begin
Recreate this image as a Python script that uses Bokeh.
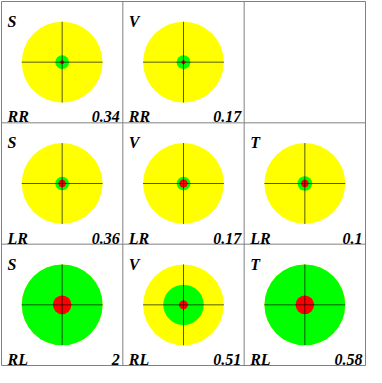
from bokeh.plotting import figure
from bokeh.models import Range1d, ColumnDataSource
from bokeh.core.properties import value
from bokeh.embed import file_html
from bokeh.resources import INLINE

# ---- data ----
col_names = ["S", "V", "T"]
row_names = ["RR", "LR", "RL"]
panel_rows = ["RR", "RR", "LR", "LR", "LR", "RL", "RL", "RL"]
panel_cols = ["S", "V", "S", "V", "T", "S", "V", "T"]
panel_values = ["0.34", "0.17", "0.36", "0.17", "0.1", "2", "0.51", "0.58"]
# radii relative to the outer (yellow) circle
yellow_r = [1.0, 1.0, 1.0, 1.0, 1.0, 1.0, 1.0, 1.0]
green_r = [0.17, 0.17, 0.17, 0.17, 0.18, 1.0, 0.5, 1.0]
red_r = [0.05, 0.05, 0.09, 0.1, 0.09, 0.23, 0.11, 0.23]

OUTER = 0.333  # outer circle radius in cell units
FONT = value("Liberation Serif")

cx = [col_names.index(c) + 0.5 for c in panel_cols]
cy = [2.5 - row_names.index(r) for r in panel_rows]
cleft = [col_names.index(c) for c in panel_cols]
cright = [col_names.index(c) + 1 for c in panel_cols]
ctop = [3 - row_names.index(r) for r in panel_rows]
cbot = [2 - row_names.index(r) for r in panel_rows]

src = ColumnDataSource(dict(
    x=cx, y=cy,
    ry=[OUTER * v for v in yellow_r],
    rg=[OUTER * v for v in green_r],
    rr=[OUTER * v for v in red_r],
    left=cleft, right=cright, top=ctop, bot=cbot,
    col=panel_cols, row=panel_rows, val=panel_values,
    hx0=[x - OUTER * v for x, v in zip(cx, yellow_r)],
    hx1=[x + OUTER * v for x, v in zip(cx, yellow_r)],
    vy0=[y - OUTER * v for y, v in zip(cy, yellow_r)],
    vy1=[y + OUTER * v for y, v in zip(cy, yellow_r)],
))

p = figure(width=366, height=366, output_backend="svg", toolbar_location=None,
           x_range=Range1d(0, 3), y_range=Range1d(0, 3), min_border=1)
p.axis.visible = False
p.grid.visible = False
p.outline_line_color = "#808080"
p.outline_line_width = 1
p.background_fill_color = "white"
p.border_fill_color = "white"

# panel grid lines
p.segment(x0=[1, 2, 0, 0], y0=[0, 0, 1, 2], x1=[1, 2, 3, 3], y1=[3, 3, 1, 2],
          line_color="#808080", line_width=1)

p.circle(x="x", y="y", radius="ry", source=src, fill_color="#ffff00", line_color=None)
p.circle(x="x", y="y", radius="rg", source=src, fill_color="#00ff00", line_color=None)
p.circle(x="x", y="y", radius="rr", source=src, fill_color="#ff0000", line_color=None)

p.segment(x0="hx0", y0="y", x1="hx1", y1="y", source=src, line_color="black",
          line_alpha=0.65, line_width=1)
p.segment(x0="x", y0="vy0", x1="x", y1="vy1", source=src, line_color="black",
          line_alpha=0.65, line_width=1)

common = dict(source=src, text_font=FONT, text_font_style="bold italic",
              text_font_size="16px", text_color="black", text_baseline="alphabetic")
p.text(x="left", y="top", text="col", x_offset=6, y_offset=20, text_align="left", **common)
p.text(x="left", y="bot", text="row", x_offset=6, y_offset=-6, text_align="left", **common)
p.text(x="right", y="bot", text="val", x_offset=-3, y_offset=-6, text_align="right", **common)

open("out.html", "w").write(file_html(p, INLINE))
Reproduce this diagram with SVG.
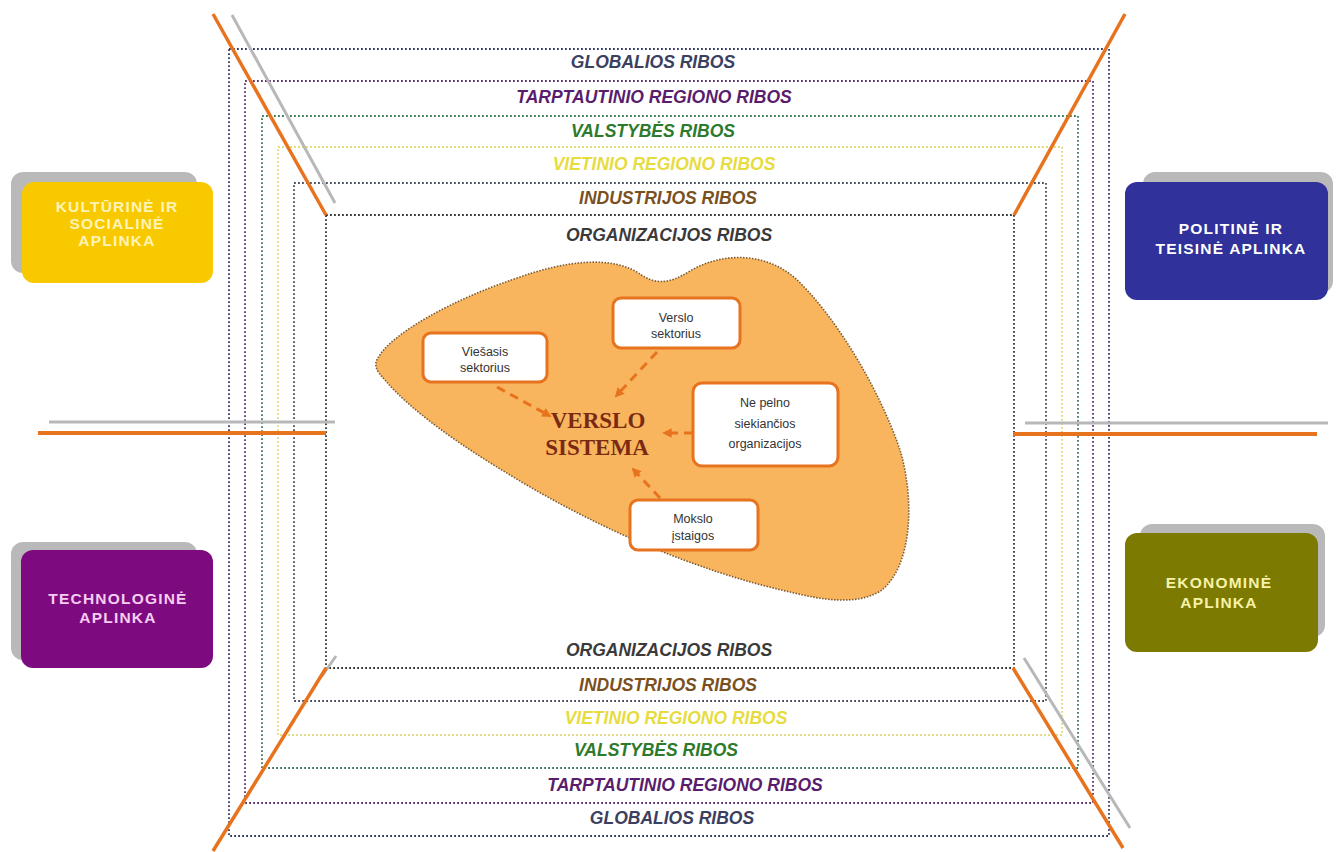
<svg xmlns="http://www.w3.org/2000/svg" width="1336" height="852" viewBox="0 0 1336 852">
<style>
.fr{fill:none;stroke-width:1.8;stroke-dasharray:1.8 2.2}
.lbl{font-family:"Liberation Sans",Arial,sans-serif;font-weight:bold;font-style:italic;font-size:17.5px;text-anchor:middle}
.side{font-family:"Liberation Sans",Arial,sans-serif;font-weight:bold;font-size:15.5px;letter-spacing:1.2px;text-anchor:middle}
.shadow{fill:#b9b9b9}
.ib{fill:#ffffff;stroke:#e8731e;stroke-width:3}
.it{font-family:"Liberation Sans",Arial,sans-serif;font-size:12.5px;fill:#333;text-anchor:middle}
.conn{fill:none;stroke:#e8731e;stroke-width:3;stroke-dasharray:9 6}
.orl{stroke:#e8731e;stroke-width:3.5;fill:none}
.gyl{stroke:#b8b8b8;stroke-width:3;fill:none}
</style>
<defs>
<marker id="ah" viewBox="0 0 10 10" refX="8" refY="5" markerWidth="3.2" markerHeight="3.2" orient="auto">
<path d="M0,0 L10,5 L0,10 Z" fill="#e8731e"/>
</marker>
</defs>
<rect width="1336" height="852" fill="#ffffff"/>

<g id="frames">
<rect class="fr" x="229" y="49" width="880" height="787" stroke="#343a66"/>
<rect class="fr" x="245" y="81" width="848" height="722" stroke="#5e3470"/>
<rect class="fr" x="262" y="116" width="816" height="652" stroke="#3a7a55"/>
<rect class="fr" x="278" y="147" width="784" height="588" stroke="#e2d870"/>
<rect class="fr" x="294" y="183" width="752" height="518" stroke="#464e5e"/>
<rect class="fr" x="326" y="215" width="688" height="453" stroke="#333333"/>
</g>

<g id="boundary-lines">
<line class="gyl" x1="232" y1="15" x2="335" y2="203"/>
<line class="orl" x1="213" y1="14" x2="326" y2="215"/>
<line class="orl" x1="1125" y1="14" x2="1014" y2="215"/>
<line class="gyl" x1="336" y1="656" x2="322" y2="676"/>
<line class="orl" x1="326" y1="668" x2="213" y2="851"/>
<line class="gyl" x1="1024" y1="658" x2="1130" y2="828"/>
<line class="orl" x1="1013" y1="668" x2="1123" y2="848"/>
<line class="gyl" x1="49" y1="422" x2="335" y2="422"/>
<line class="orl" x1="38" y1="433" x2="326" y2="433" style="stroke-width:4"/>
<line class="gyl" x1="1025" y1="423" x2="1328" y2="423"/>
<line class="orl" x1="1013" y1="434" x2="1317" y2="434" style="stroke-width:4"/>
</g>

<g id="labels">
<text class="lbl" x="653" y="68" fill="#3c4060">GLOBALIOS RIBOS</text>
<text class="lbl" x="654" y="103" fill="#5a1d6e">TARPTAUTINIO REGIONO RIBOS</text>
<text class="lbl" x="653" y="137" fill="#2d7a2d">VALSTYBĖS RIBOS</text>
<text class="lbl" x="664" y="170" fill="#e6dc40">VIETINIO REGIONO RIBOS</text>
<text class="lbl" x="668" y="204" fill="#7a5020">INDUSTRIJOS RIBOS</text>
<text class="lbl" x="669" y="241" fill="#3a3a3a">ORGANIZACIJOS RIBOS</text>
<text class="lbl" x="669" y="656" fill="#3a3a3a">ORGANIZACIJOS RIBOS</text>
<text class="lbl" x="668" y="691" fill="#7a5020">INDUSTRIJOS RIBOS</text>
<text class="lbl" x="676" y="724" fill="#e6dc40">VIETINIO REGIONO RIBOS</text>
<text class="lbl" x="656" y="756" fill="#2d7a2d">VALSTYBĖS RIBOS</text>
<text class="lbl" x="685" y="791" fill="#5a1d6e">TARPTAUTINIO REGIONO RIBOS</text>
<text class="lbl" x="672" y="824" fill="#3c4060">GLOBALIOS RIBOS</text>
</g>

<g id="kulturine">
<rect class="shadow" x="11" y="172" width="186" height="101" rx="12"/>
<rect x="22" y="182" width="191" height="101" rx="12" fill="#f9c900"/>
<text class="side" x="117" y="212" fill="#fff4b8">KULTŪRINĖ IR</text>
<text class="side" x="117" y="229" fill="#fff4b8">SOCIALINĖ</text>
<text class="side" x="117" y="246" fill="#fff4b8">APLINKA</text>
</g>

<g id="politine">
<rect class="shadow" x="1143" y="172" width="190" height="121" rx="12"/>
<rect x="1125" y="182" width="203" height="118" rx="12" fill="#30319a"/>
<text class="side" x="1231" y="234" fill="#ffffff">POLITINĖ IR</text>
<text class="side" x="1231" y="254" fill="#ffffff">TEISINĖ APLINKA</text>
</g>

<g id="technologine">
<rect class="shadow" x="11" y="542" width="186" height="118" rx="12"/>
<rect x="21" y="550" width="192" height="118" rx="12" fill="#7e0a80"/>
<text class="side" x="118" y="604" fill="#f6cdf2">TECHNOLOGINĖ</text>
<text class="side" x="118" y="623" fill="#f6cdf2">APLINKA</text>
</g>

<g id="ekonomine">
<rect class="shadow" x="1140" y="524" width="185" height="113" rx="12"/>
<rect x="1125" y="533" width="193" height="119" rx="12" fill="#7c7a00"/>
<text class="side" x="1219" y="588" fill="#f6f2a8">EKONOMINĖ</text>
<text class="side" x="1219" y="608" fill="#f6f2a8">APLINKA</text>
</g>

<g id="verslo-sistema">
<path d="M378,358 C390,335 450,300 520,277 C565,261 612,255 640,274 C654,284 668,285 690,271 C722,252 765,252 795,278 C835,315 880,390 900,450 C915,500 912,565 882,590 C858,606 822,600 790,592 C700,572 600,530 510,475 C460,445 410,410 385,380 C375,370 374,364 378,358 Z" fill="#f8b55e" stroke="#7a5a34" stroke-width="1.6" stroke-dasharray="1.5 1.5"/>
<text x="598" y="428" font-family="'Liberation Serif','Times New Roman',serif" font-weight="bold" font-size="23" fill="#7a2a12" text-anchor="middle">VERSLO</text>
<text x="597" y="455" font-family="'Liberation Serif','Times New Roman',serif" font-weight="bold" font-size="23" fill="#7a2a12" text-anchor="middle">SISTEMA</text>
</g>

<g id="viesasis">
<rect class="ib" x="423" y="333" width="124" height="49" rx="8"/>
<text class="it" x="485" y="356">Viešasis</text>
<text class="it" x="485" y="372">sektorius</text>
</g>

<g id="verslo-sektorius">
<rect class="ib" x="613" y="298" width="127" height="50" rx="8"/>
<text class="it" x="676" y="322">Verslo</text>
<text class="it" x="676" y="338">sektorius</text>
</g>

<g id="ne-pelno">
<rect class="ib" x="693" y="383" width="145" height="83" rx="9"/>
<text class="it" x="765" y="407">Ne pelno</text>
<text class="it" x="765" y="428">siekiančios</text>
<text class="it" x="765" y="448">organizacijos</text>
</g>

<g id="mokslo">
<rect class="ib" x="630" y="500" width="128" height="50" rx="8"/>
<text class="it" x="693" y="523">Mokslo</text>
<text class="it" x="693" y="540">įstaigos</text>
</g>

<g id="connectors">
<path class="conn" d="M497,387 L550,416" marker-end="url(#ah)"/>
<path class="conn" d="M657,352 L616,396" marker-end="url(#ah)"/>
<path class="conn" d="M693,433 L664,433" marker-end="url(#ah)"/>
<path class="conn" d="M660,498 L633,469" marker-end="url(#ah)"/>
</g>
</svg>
end
§ **WHAT THE TASK ASKS**:
Look at the listing and set down only the lines from its start through the line with "from bokeh.resources import INLINE", word for word and without pictures.

§ **WRITTEN ANSWER**:
Recreate this image as a Python script that uses Bokeh.
from bokeh.plotting import figure
from bokeh.models import Range1d, ColumnDataSource
from bokeh.core.properties import value
from bokeh.embed import file_html
from bokeh.resources import INLINE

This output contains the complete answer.